Almas errantes, de Kim Lemmen:
La profundidad que aún late en el silencio
Hay libros que no buscan deslumbrar, sino acompañar. Almas errantes, de Kim Lemmen, pertenece a esa familia de obras discretas y necesarias que se colocan en la estantería para quedarse, sin prisa ni aspaviento. Es un poemario breve —sesenta y tantas páginas— pero con la densidad de lo que no se agota. Lemmen, antropóloga y poeta neerlandesa afincada en España, compone una travesía por los territorios de la identidad, del desarraigo, de esa conciencia fragmentada que define a nuestro tiempo. Leyéndola se intuye no solo a la escritora sensible, sino también a la observadora del alma humana, esa que sabe que detrás de la biografía y la máscara late siempre una misma pregunta: ¿quién soy, y dónde pertenezco?
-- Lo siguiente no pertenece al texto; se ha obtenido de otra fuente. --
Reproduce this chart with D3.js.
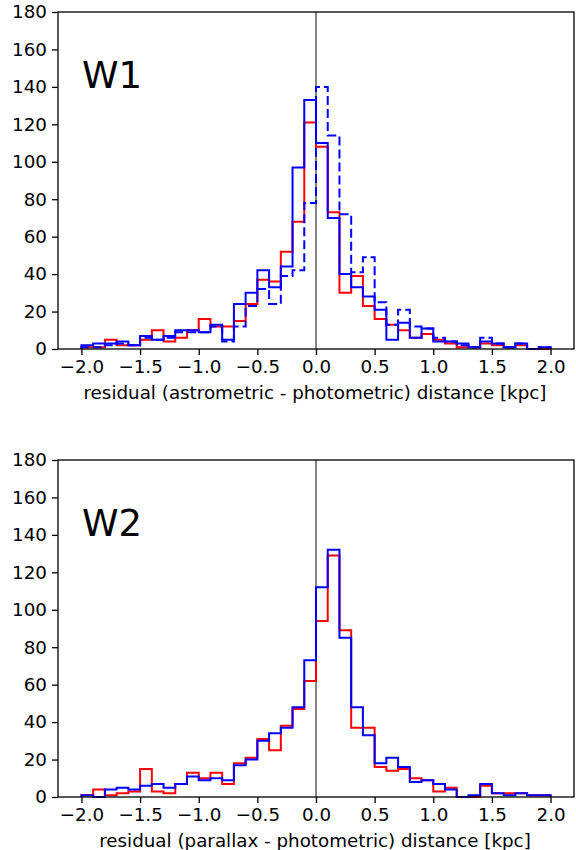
<!DOCTYPE html>
<html lang="en">
<head>
<meta charset="UTF-8">
<title>Distance residuals</title>
<style>
  body { margin: 0; background: #fff; }
  svg text { font-family: "DejaVu Sans", sans-serif; fill: #000; }
</style>
</head>
<body>
<div id="chart"></div>
<script src="https://d3js.org/d3.v7.min.js"></script>
<script>
// bins: 40 bins of 0.1 kpc from -2.0 to 2.0
const BIN_LO = -2.0;
const BIN_W = 0.1;
const X_TICKS = [-2.0, -1.5, -1.0, -0.5, 0.0, 0.5, 1.0, 1.5, 2.0];
const Y_TICKS = [0, 20, 40, 60, 80, 100, 120, 140, 160, 180];

// panel W1
const w1Red    = [1,1,5,2,2,5,10,4,6,10,16,12,12,15,24,37,36,52,68,121,108,73,30,39,23,16,13,10,6,8,5,3,1,1,3,2,1,2,0,0];
const w1Blue   = [2,3,3,4,2,7,5,7,10,10,9,13,5,24,30,42,33,44,97,133,110,70,40,33,28,21,5,14,6,11,4,4,3,1,4,3,1,3,0,1];
const w1Dashed = [1,1,2,3,2,6,5,6,9,9,9,12,4,12,23,32,24,39,42,78,140,114,72,41,49,25,13,21,12,11,6,4,2,1,6,3,1,3,0,1];

// panel W2
const w2Red  = [1,4,1,2,3,15,3,2,7,13,10,13,7,18,21,31,25,38,47,62,94,129,89,37,37,16,14,15,10,9,3,5,0,0,6,2,2,2,1,1];
const w2Blue = [1,0,4,5,4,6,7,5,7,11,9,10,9,17,20,30,34,37,48,73,112,132,85,48,33,18,21,16,8,9,7,4,0,1,7,2,1,2,1,1];

const W = 576, H = 850;
const LEFT = 58, RIGHT = 574;
const FONT = 18.3;

const svg = d3.select("#chart").append("svg")
  .attr("width", W).attr("height", H);

const x = d3.scaleLinear().domain([-2.2, 2.2]).range([LEFT, RIGHT]);

function fmt(v) {
  return d3.format(".1f")(v).replace("-", "\u2212");
}

function drawPanel(top, bottom, label, xlabel, series) {
  const y = d3.scaleLinear().domain([0, 180]).range([bottom, top]);
  const g = svg.append("g");

  // zero line
  g.append("line")
    .attr("x1", x(0)).attr("x2", x(0))
    .attr("y1", top).attr("y2", bottom)
    .attr("stroke", "#333").attr("stroke-width", 1.2);

  const line = d3.line()
    .x(d => x(d[0])).y(d => y(d[1]))
    .curve(d3.curveStepAfter);

  series.forEach(s => {
    const pts = [[BIN_LO, 0]];
    s.values.forEach((v, i) => pts.push([BIN_LO + i * BIN_W, v]));
    const end = BIN_LO + s.values.length * BIN_W;
    pts.push([end, s.values[s.values.length - 1]]);
    pts.push([end, 0]);
    g.append("path")
      .attr("d", line(pts))
      .attr("fill", "none")
      .attr("stroke", s.color)
      .attr("stroke-width", 2)
      .attr("stroke-dasharray", s.dash || null);
  });

  // axes
  const ax = g.append("g")
    .attr("transform", `translate(0,${bottom})`)
    .call(d3.axisBottom(x).tickValues(X_TICKS).tickFormat(fmt)
      .tickSize(6).tickPadding(5).tickSizeOuter(0));
  const ay = g.append("g")
    .attr("transform", `translate(${LEFT},0)`)
    .call(d3.axisLeft(y).tickValues(Y_TICKS)
      .tickSize(6).tickPadding(5).tickSizeOuter(0));
  [ax, ay].forEach(a => {
    a.select(".domain").remove();
    a.selectAll(".tick line").attr("stroke", "#000").attr("stroke-width", 1.3);
    a.selectAll(".tick text")
      .attr("font-family", "DejaVu Sans, sans-serif")
      .attr("font-size", FONT).attr("fill", "#000");
  });

  // frame
  g.append("rect")
    .attr("x", LEFT).attr("y", top)
    .attr("width", RIGHT - LEFT).attr("height", bottom - top)
    .attr("fill", "none").attr("stroke", "#000").attr("stroke-width", 1.3);

  g.append("text")
    .attr("x", 82).attr("y", top + 76)
    .attr("font-size", 37)
    .text(label);

  g.append("text")
    .attr("x", (LEFT + RIGHT) / 2 - 1).attr("y", bottom + 50)
    .attr("text-anchor", "middle")
    .attr("font-size", FONT)
    .text(xlabel);
}

drawPanel(12, 349, "W1", "residual (astrometric - photometric) distance [kpc]", [
  { values: w1Red, color: "#ff0000" },
  { values: w1Blue, color: "#0000ff" },
  { values: w1Dashed, color: "#0000ff", dash: "9,4" }
]);

drawPanel(460, 797, "W2", "residual (parallax - photometric) distance [kpc]", [
  { values: w2Red, color: "#ff0000" },
  { values: w2Blue, color: "#0000ff" }
]);
</script>
</body>
</html>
Su poesía transcurre en tres movimientos. Dispersión, donde asistimos a la pérdida, al desprendimiento de lo que fuimos; Dualismo, el diálogo tenso entre el yo y el tú, entre lo que se busca y lo que se teme encontrar; y Bricolaje, donde cada verso intenta recomponer, desde los restos, una nueva forma de ser. Lemmen domina la paradoja de la levedad y de la hondura: escribe desde un lugar claro, casi transparente, pero lo que dice arrastra ecos antiguos. Su palabra no se impone: se posa. Y en esa delicadeza escondida se encuentra quizá su fuerza más persistente.
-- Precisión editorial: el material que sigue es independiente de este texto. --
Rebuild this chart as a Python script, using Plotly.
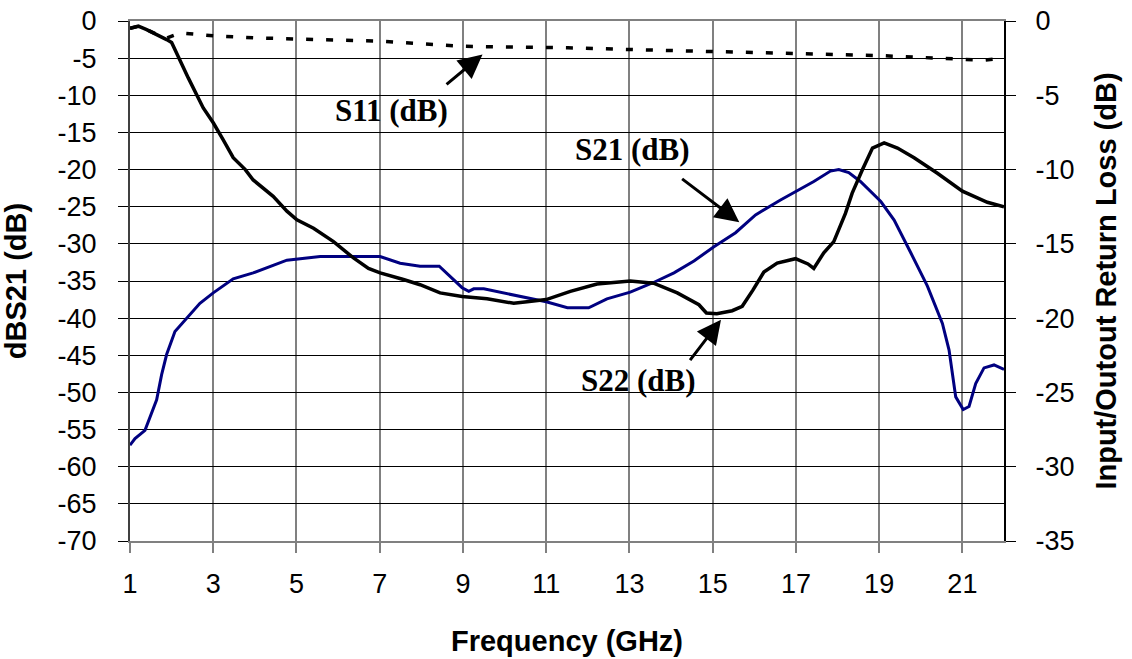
import plotly.graph_objects as go

# ---- data ----
s21_freq = [1.0, 1.12, 1.36, 1.52, 1.64, 1.76, 1.88, 2.08, 2.36, 2.68, 3.0, 3.48, 3.96, 4.37, 4.77,
            5.57, 6.37, 7.01, 7.49, 7.97, 8.43, 8.77, 8.98, 9.14, 9.26, 9.5, 10.22, 11.0, 11.51,
            12.02, 12.46, 13.02, 13.58, 14.07, 14.55, 15.03, 15.55, 16.03, 16.63, 17.43, 17.83,
            18.03, 18.27, 18.55, 19.04, 19.36, 19.76, 20.16, 20.52, 20.68, 20.84, 21.02, 21.16,
            21.32, 21.52, 21.76, 22.0]
s21_db = [-57.1, -56.2, -55.1, -52.6, -51.0, -47.6, -44.9, -41.8, -40.0, -38.0, -36.6, -34.7, -33.9,
          -33.0, -32.2, -31.7, -31.7, -31.7, -32.6, -33.0, -33.0, -34.8, -35.9, -36.4, -36.05,
          -36.05, -36.9, -37.8, -38.6, -38.6, -37.4, -36.5, -35.2, -33.9, -32.3, -30.4, -28.5,
          -26.1, -24.1, -21.6, -20.2, -20.0, -20.4, -21.6, -24.3, -26.8, -31.2, -35.7, -40.7,
          -44.3, -50.6, -52.3, -51.9, -48.8, -46.7, -46.3, -46.9]

s22_freq = [1.0, 1.2, 1.4, 1.64, 1.88, 2.0, 2.2, 2.4, 2.76, 3.0, 3.24, 3.48, 3.77, 3.96, 4.44, 4.77,
            5.01, 5.41, 5.89, 6.37, 6.73, 7.01, 7.57, 7.97, 8.45, 8.98, 9.58, 10.22, 10.54, 11.0,
            11.58, 12.22, 13.02, 13.58, 14.15, 14.67, 14.85, 15.1, 15.47, 15.71, 15.97, 16.23,
            16.55, 16.99, 17.29, 17.43, 17.67, 17.91, 18.19, 18.35, 18.6, 18.84, 19.12, 19.44,
            19.84, 20.4, 21.0, 21.6, 22.0]
s22_db = [-0.5, -0.35, -0.58, -0.9, -1.25, -1.45, -2.7, -3.83, -5.85, -6.85, -8.0, -9.2, -10.0,
          -10.7, -11.8, -12.8, -13.38, -13.95, -14.85, -15.95, -16.65, -16.95, -17.4, -17.75,
          -18.3, -18.55, -18.7, -19.0, -18.9, -18.75, -18.2, -17.7, -17.5, -17.65, -18.3, -19.1,
          -19.65, -19.7, -19.5, -19.2, -18.1, -16.9, -16.3, -16.0, -16.35, -16.65, -15.6, -14.85,
          -12.95, -11.6, -10.0, -8.55, -8.2, -8.55, -9.2, -10.25, -11.45, -12.2, -12.5]

s11_freq = [1.0, 1.2, 1.4, 1.64, 1.88, 2.2, 2.52, 3.0, 4.05, 5.57, 7.01, 8.05, 9.0, 10.0, 11.52,
            13.0, 15.02, 17.04, 19.06, 20.0, 20.99, 21.5, 22.0]
s11_db = [-0.5, -0.35, -0.58, -0.9, -1.15, -0.8, -0.88, -1.0, -1.14, -1.25, -1.36, -1.54, -1.7,
          -1.75, -1.8, -1.92, -2.04, -2.19, -2.33, -2.45, -2.6, -2.64, -2.48]

x_ticks = [1, 3, 5, 7, 9, 11, 13, 15, 17, 19, 21]
left_ticks = list(range(-70, 1, 5))
right_ticks = list(range(-35, 1, 5))

FONT = "Liberation Sans, Arial, sans-serif"
SERIF = "Liberation Serif, Times New Roman, serif"

fig = go.Figure()
fig.add_trace(go.Scatter(x=s21_freq, y=s21_db, mode="lines", name="S21 (dB)",
                         line=dict(color="#000080", width=3), yaxis="y"))
fig.add_trace(go.Scatter(x=s22_freq, y=s22_db, mode="lines", name="S22 (dB)",
                         line=dict(color="#000000", width=3.5), yaxis="y2"))
fig.add_trace(go.Scatter(x=s11_freq, y=s11_db, mode="lines", name="S11 (dB)",
                         line=dict(color="#000000", width=3.5, dash="7px,13px"), yaxis="y2"))

# labels with arrows
labels = [
    dict(text="S11 (dB)", x=7.28, y=-12.06, tail=(8.57, -8.69), head=(9.47, -4.51)),
    dict(text="S21 (dB)", x=13.07, y=-17.3, tail=(14.23, -21.1), head=(15.64, -27.1)),
    dict(text="S22 (dB)", x=13.22, y=-48.4, tail=(14.43, -45.85), head=(15.2, -40.2)),
]
for lb in labels:
    fig.add_annotation(x=lb["x"], y=lb["y"], xref="x", yref="y", text="<b>%s</b>" % lb["text"],
                       showarrow=False, font=dict(family=SERIF, size=31, color="black"))
    fig.add_annotation(x=lb["head"][0], y=lb["head"][1], ax=lb["tail"][0], ay=lb["tail"][1],
                       xref="x", yref="y", axref="x", ayref="y", text="", showarrow=True,
                       arrowhead=2, arrowsize=1.6, arrowwidth=3, arrowcolor="black")

fig.update_layout(
    width=1132, height=659,
    margin=dict(l=130, r=128, t=21, b=118),
    paper_bgcolor="white", plot_bgcolor="white",
    showlegend=False,
    font=dict(family=FONT, color="black"),
    xaxis=dict(range=[1, 22], tickmode="array", tickvals=x_ticks,
               ticktext=[str(v) for v in x_ticks],
               showgrid=True, gridcolor="#808080", gridwidth=1.5,
               showline=True, linecolor="#808080", linewidth=2, mirror=True,
               ticks="outside", ticklen=10, tickcolor="#808080", tickwidth=1.5,
               tickfont=dict(size=27, family=FONT), ticklabelstandoff=8,
               ticklabeloverflow="allow",
               zeroline=False, automargin=False,
               title=dict(text="<b>Frequency (GHz)</b>", font=dict(size=29, family=FONT),
                          standoff=32)),
    yaxis=dict(range=[-70, 0], tickmode="array", tickvals=left_ticks,
               ticktext=[str(v) for v in left_ticks],
               showgrid=True, gridcolor="#000000", gridwidth=1,
               showline=True, linecolor="#404040", linewidth=2,
               ticks="outside", ticklen=10, tickcolor="#000000",
               tickfont=dict(size=27, family=FONT), ticklabelstandoff=16,
               ticklabeloverflow="allow",
               zeroline=False, automargin=False,
               title=dict(text="<b>dBS21 (dB)</b>", font=dict(size=29, family=FONT),
                          standoff=23)),
    yaxis2=dict(range=[-35, 0], tickmode="array", tickvals=right_ticks,
                ticktext=[str(v) for v in right_ticks],
                overlaying="y", side="right", showgrid=False,
                showline=True, linecolor="#000000", linewidth=2,
                ticks="outside", ticklen=10, tickcolor="#000000",
                tickfont=dict(size=27, family=FONT), ticklabelstandoff=14,
                ticklabeloverflow="allow",
                zeroline=False, automargin=False,
                title=dict(text="<b>Input/Outout Return Loss (dB)</b>",
                           font=dict(size=29, family=FONT), standoff=22)),
)

fig.write_html("out.html", config={"displayModeBar": False},
               post_script="document.body.style.margin='0';")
Leer Almas errantes es como asistir a la respiración de un alma en tránsito. No hay tramas, apenas huellas. Pero cada poema es un territorio y una ausencia. Uno siente, al pasar sus páginas, que la autora nos habla desde un umbral: un punto entre el pensamiento y la emoción, entre la vida y su reflejo. Su escritura no se decanta por lo hermético ni por lo confesional; habita una zona intermedia donde el lenguaje se vuelve refugio. Lemmen se dirige al lector no como a un espectador, sino como a un cómplice silencioso, alguien que también ha intuido la fisura de la existencia.
En los tiempos de la velocidad, un libro así se lee como un acto de resistencia. No hay ironía, ni artificio, ni la necesidad de explicar cada símbolo: hay ritmo, música, un latido sereno que sostiene la lectura. Y, sobre todo, una confianza en que la poesía todavía puede ser un espacio de pensamiento, una forma de mirar el mundo sin rendirse a la superficialidad que nos rodea. Esa fe en la palabra —cuidada, exigente, sensible— es lo que convierte Almas errantes en una apuesta moral, además de estética.
Kim Lemmen no levanta una torre de hermetismo, sino un puente. Y quien cruza ese puente no sale indemne: sale más consciente, más liviano quizá, pero también más vivo. Porque —y esta es la verdadera gracia del libro— nos recuerda que, a pesar de todo, sigue siendo posible volver a las preguntas esenciales sin miedo al silencio.